Why fence shops switch
Why Fence Contractor Companies Choose Claver
Fence contracting is a high-ticket residential trade with a brutal seasonal swing. The April to June backyard rush is when you make 60% of your annual revenue. The contractors who win are the ones who quote on-site, dispatch the install crew and materials to the same address on the same morning, and document the work for the HOA architectural review board.
The shops that lose are still doing the 2010 playbook. They tell the homeowner to call and they will come out next Tuesday for a measure. By next Tuesday the homeowner has booked with the next contractor who showed up Saturday with a tape measure and a quote.
The on-site quote is the engine. The materials-day dispatch is what makes the install profitable.
When you walk the property line with Mrs. Castillo in Plano on a Saturday morning, the quote builds itself in the app. Walk the backyard perimeter with the laser measurer or wheel for the run along the alley. You measure 142 linear feet, 28 posts at seven-foot spacing, one four-foot walk gate and one ten-foot two-leaf drive gate. The six-foot cedar privacy features cedar one-by-six pickets and treated four-by-four posts. You build the quote for $4,850. This includes $2,180 in materials, $1,840 in install labor, $185 in dump fees, $95 in permit, and 18% margin. The HOA architectural review submission is included. The customer sees three professional photos of the existing condition and the spec breakdown. They sign digitally and pay a $1,455 deposit. The materials order goes out Monday. Install is on Saturday. You stop losing the same job 30% of the time to let me think about it.
Materials-day dispatch is where most fence contractors leak the most operational money. Materials land Friday afternoon at the customer's house or your yard. Saturday morning the install crew shows up at seven am, but the post-hole auger is at the previous job site. The concrete is supposed to be delivered at eight am but the truck is running late. Marcus is still 22 minutes out because nobody told him to bring the gas-powered tamper. Claver assigns the install crew, the auger truck, the concrete delivery of 14 bags of Quikrete, and the gas tamper to Saturday at the same address by 6:55 am. Marcus opens the app at 6:30 am and sees seven am at Castillo for 142 linear feet of cedar privacy and two gates. The materials were delivered Friday. Auger truck number two is already assigned. Concrete delivery is at 7:30 am.
Photo records are what protect you with the HOA and protect you with the customer. Take pre-job photos of the existing chain-link condition, the rotted four-by-four posts at the corners, and the neighbor's privacy fence on the back side to match the height and style for the architectural review. Take during-install photos of post-hole depth, concrete pour, picket alignment, and gate hardware. Take post-job photos of the completed fence from four angles, gate operation, and cleanup. The customer's portal shows the timeline. The HOA board sees the documentation and approves the install in 11 days instead of six weeks of email back-and-forth.

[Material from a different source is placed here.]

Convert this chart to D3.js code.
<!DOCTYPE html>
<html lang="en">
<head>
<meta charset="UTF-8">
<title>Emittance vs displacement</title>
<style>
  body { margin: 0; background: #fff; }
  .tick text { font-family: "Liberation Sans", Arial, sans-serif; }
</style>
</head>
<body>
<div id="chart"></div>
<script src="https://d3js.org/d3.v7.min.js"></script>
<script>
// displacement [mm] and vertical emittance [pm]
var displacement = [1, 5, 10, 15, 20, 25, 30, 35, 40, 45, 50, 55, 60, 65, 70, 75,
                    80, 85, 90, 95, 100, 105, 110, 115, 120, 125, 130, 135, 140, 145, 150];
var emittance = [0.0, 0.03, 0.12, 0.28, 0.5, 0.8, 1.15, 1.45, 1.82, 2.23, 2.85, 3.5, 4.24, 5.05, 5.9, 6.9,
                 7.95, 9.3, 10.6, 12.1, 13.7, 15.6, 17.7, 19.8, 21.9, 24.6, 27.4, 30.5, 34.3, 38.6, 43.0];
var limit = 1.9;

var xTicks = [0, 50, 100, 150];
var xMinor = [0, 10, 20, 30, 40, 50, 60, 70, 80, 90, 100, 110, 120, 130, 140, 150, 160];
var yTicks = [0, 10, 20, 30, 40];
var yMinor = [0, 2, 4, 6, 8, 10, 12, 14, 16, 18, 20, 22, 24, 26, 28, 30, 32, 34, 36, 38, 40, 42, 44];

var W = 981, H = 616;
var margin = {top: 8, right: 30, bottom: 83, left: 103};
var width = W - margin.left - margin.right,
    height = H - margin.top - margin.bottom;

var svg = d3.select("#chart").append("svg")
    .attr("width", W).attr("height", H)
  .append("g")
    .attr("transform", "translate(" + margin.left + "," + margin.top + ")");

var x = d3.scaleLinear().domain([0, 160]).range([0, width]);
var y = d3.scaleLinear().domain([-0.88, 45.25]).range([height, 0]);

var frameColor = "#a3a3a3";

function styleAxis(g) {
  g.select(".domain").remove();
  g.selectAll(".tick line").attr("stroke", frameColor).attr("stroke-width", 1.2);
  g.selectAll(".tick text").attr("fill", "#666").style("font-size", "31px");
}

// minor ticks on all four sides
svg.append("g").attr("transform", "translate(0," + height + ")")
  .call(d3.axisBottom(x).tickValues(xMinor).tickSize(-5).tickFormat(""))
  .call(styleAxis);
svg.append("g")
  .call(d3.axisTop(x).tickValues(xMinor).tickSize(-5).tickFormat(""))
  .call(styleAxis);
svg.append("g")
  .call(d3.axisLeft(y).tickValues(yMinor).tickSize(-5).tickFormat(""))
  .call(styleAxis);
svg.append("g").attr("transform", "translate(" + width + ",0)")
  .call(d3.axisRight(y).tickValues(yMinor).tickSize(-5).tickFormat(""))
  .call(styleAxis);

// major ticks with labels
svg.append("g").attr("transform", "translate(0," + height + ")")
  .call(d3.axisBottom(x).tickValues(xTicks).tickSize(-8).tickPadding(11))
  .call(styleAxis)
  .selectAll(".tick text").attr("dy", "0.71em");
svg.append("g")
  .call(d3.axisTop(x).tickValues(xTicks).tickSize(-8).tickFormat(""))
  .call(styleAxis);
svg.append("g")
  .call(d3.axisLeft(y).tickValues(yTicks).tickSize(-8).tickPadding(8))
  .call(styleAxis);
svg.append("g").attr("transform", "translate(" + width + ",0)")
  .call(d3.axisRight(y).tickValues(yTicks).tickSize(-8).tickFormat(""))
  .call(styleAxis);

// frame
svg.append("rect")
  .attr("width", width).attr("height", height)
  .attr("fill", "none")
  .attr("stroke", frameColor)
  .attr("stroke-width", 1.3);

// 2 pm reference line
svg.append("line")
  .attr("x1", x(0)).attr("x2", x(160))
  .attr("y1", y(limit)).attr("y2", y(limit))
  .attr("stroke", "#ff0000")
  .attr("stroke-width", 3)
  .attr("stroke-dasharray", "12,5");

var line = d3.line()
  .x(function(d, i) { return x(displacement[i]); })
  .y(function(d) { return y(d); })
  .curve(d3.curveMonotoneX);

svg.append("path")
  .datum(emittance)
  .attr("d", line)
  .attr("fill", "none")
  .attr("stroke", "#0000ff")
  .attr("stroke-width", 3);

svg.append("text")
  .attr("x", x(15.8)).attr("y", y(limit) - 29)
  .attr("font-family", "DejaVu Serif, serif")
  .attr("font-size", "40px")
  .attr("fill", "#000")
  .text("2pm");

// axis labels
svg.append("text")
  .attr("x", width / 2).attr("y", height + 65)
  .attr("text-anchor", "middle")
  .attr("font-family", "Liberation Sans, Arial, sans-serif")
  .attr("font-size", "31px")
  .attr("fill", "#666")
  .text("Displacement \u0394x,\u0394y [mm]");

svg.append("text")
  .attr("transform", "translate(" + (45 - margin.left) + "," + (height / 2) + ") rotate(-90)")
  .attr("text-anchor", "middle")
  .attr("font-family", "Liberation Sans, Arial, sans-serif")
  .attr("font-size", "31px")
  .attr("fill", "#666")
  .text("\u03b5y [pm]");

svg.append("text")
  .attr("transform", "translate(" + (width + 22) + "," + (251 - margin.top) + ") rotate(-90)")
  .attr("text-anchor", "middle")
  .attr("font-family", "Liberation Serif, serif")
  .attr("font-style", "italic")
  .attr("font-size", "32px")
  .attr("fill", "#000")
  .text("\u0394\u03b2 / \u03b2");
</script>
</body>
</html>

Job costing tells you which neighborhoods pay and which ones bleed you. Your $4,850 cedar job in Plano shows 51% margin because of loam soil, 142 linear feet, 28 posts, no slope, and easy auger. Your $5,200 same-spec job in Highland Park shows 28% margin because the caliche shelf added 90 minutes per post and you had to rent a stronger auger. Your $3,800 job in East Dallas shows 19% margin because the slope required stepped panels and the gate had to be re-hung twice for level. Now you know which ZIPs to grow, which to bump 12% in March, and which to politely refuse next season.
HOA documentation is the part that converts the fence-curious neighbor next door. The customer's portal shows the completed install, the materials spec, the architectural review approval letter, and the one-year workmanship warranty. She shares the link with her HOA neighbor who is thinking about replacing his rotted shadow-box. He sees the documentation, the photos, and the price breakdown. He books his measure with you instead of getting three competing bids. That is how a $4,850 cedar privacy fence becomes $18,000 of subdivision business in 90 days.